For many of these teacher candidates of color, their own educational history was imbued with acts of discrimination and racism. Many were told all their lives that they were “stupid” or “slow” or didn’t “belong” in school; that they were destined to end up in menial, low-paying jobs; that their families did not value education; that they needed to be put in segregated “special education” classrooms because they did not speak English fluently; that they would never “catch up” to their White, more privileged peers; that the only role for people of color working in schools was that of a janitor or a disciplinarian; that there was “no money” for them to attend higher education; or that they were more likely to end up in prison than with an academic degree. Love was not something they often experienced in the classroom.

As a result, we found that teacher candidates at MSIs often chose teaching for one of two reasons. Either they were fortunate enough to have a role model or mentor in their own education, someone who believed in them and prevented them from failing, and they wanted to emulate that person; or, because they did not have anyone like that in their lives, they wanted to step up and be that person for academically vulnerable children like them. In short, these aspiring teachers had strong motivation to change inequitable educational systems and opportunities, and to address issues of social justice across and beyond the pK–12 landscape. After speaking with these teacher candidates, we could feel their love.

The question remained of what MSI teacher education programs were doing to help teacher candidates be successful, effective, culturally proficient, and yes, loving, classroom leaders. We were able to identify several ways that MSI teacher education programs were building on best practices and positioning themselves as innovators in the field. These included: the use of cohort models that provided candidates with support and an expansive opportunity to share and reflect on what they were learning; integrating culturally relevant pedagogy across the curriculum; hiring teacher education faculty that had firsthand knowledge of K–12 teaching and were committed to working closely with local schools; finding new ways of bridging theory with practice by increasing the amount of time candidates spent training in multicultural classrooms; and forging strong relationships with the local community, allowing candidates to learn more about their students’ lives and cultural traditions. In our book, we provide concrete examples of how these new models of teacher education were designed and delivered, as well as the impact they had from the perspective of both teacher educators and candidates.

While MSIs are not the only institutions that are experimenting with traditional teacher education programs and formulas, they do provide us with a call to action that has the potential to transform the teaching profession.

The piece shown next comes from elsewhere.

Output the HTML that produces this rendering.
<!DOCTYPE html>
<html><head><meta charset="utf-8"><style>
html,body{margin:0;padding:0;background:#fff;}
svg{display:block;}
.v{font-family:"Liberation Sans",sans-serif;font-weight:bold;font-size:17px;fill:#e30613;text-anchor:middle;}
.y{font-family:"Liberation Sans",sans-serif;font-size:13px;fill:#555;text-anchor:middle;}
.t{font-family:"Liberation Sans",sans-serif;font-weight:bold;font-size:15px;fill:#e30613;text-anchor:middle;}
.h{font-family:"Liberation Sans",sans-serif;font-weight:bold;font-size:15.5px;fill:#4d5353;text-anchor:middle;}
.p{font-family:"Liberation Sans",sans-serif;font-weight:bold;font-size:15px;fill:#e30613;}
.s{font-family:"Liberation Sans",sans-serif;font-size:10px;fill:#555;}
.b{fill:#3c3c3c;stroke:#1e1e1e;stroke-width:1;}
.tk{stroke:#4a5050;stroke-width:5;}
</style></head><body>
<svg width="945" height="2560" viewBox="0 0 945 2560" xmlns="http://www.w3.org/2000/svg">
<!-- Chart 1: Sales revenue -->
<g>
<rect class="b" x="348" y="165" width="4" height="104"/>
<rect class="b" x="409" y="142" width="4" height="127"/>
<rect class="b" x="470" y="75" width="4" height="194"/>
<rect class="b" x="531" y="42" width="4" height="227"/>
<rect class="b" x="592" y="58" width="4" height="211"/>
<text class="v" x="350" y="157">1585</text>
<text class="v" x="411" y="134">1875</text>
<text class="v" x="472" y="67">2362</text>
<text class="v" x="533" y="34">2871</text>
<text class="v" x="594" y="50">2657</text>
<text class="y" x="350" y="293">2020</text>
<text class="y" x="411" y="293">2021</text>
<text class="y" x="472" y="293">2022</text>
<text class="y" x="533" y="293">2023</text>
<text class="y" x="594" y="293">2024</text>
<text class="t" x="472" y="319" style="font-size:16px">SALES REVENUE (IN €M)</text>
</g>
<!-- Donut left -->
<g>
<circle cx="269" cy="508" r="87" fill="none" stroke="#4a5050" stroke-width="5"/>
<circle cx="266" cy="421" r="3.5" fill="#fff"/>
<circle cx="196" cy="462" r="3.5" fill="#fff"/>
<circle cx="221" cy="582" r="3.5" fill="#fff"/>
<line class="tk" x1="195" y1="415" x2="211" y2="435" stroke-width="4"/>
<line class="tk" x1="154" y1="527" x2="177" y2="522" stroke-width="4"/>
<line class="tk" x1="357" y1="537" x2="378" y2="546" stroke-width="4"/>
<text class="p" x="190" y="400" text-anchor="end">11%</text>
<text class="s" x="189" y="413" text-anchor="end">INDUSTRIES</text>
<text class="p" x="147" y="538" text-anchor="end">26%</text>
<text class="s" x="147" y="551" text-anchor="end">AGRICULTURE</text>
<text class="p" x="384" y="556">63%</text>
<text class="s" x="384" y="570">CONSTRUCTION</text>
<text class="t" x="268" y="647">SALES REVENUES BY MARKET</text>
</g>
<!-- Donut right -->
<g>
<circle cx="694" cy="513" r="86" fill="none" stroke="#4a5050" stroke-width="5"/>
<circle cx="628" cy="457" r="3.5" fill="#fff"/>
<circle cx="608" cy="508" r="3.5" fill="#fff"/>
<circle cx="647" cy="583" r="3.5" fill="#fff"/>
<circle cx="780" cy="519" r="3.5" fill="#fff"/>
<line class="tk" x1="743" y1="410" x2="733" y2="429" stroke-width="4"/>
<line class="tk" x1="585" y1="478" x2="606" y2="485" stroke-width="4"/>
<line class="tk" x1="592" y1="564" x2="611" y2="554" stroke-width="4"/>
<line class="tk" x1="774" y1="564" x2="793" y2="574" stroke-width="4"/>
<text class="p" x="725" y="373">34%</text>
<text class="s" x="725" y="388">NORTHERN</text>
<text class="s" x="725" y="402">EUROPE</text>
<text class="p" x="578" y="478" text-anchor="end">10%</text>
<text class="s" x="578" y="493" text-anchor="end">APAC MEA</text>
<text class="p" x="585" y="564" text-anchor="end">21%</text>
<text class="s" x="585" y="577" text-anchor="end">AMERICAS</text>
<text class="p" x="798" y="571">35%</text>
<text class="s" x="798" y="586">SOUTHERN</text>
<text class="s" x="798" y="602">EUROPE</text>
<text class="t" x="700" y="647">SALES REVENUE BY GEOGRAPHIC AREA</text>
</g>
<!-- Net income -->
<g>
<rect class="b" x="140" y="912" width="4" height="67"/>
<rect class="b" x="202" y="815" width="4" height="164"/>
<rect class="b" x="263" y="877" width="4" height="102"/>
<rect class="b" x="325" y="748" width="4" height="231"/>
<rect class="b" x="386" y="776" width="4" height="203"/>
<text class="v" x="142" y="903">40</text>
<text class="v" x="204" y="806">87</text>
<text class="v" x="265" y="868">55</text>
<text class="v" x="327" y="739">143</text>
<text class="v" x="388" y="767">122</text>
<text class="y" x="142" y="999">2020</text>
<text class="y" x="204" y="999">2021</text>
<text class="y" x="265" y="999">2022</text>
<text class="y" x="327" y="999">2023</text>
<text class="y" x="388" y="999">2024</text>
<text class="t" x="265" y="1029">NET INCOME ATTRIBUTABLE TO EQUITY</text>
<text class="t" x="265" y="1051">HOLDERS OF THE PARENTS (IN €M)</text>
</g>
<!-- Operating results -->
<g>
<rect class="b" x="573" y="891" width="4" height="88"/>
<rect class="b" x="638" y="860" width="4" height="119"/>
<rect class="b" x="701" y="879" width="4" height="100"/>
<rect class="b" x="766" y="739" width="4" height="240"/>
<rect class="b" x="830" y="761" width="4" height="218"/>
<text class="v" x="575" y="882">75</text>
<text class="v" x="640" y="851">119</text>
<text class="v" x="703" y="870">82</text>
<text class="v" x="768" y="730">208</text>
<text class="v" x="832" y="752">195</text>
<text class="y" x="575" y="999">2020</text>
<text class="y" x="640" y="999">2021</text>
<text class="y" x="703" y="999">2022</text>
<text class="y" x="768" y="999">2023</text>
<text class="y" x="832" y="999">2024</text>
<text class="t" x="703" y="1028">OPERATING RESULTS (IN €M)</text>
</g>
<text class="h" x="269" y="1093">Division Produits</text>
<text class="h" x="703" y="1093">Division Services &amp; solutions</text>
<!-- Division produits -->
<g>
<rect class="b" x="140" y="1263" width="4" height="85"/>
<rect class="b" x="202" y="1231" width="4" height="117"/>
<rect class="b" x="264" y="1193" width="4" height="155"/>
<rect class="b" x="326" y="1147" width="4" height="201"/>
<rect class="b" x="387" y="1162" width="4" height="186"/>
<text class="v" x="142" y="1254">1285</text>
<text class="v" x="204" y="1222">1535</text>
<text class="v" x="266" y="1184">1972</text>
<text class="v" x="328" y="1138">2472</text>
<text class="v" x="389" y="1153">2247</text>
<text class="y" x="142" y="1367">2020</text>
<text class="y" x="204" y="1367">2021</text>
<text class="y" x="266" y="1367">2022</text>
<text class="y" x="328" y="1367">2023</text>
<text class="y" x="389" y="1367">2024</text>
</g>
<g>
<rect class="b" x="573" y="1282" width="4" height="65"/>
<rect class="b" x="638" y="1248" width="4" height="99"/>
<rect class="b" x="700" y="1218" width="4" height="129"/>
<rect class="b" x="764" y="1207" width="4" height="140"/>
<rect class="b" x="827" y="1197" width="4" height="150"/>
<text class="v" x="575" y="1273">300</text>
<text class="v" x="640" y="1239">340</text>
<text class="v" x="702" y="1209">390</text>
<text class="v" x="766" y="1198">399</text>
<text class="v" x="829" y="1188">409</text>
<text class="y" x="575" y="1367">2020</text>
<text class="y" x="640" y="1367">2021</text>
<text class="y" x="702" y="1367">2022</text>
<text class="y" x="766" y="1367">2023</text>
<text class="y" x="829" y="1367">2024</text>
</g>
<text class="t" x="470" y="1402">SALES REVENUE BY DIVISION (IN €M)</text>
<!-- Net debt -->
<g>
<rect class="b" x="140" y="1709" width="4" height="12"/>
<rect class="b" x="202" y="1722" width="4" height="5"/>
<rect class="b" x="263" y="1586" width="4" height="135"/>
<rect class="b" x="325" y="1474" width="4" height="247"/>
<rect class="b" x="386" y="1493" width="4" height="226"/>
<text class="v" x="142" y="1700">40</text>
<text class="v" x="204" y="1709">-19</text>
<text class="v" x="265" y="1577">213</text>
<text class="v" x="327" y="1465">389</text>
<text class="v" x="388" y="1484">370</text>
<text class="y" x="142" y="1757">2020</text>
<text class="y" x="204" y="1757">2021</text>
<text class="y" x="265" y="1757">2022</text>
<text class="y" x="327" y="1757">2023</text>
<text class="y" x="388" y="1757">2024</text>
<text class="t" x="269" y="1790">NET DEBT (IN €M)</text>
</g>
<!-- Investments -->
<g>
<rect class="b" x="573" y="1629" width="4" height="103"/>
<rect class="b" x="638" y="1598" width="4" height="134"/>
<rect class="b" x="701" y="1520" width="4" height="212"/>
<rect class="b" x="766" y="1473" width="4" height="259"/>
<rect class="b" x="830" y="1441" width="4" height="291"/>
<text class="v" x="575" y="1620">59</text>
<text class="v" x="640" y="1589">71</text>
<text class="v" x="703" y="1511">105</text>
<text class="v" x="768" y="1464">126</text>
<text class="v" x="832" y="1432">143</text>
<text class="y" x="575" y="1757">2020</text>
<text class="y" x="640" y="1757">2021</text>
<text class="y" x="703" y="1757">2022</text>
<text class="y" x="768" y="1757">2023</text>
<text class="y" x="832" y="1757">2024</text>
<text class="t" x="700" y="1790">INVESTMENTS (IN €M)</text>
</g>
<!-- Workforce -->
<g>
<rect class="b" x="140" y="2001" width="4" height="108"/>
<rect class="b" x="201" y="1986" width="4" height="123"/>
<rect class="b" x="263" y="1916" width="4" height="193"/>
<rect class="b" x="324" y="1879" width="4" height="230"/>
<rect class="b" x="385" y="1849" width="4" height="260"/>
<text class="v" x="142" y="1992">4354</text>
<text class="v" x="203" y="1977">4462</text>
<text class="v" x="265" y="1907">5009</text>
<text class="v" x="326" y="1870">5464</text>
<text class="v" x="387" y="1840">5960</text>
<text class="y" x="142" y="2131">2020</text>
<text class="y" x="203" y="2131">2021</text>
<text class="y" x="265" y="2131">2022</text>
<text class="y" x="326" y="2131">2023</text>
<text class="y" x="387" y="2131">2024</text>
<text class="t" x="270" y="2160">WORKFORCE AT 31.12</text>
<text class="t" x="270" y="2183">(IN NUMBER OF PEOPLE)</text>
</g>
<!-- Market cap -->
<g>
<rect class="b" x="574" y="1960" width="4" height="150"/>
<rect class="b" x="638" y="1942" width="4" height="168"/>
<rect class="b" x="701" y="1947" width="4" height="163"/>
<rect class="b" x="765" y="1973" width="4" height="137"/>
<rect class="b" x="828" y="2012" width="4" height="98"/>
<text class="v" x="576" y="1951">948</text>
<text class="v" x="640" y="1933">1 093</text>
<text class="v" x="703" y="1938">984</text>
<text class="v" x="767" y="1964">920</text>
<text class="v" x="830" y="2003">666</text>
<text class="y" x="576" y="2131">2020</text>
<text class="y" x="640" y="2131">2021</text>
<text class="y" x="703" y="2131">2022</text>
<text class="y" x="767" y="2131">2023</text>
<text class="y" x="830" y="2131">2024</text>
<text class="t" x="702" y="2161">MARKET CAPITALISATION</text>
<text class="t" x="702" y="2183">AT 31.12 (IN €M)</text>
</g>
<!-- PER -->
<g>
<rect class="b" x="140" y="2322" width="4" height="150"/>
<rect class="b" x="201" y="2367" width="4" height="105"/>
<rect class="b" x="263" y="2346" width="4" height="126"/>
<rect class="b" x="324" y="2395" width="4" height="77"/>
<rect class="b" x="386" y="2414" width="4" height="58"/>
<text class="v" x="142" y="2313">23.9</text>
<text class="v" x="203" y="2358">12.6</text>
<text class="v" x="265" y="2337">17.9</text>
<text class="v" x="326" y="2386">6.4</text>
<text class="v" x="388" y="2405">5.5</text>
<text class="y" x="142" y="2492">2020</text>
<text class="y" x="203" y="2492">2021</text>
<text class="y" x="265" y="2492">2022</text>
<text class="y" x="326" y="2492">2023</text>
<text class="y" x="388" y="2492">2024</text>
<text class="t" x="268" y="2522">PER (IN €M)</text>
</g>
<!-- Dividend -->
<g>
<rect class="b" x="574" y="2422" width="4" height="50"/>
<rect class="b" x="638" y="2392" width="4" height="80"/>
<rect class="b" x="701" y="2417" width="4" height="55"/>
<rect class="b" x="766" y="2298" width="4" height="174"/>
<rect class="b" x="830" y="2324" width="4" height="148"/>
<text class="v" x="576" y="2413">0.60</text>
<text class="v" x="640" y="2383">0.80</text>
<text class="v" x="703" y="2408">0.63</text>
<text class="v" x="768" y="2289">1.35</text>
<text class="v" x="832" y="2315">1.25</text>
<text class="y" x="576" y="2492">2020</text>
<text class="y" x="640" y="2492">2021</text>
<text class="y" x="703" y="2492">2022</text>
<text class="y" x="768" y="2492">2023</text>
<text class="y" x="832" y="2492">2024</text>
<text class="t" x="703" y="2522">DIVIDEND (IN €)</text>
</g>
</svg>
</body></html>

Among our findings and recommendations, we strongly believe that we need to integrate issues of culture and equity across all of teacher education coursework and practice—it cannot be seen as an add-on or specialty. We also suggest that it is important for teacher candidates to have consistent opportunities to reflect on their own education and cultural experiences as a gateway to becoming empathic, caring, and culturally proactive teachers. Last, but not least, we emphasize that “loving” children—especially children who are underachieving due to lack of resources, opportunity, implicit bias, or downright racism—is more than just being kind to them. Loving teachers believe that their students are fully capable and worthy of success. As one teacher candidate we interviewed reflected on her experience in a teacher education program at an MSI,

This program not only taught us to be professionals but also taught us to be humble and kind and remember our roots always so that we can help others who are like us and to not forget where we come from because we have the power to help so many people. And then we can help them so that they can help others too.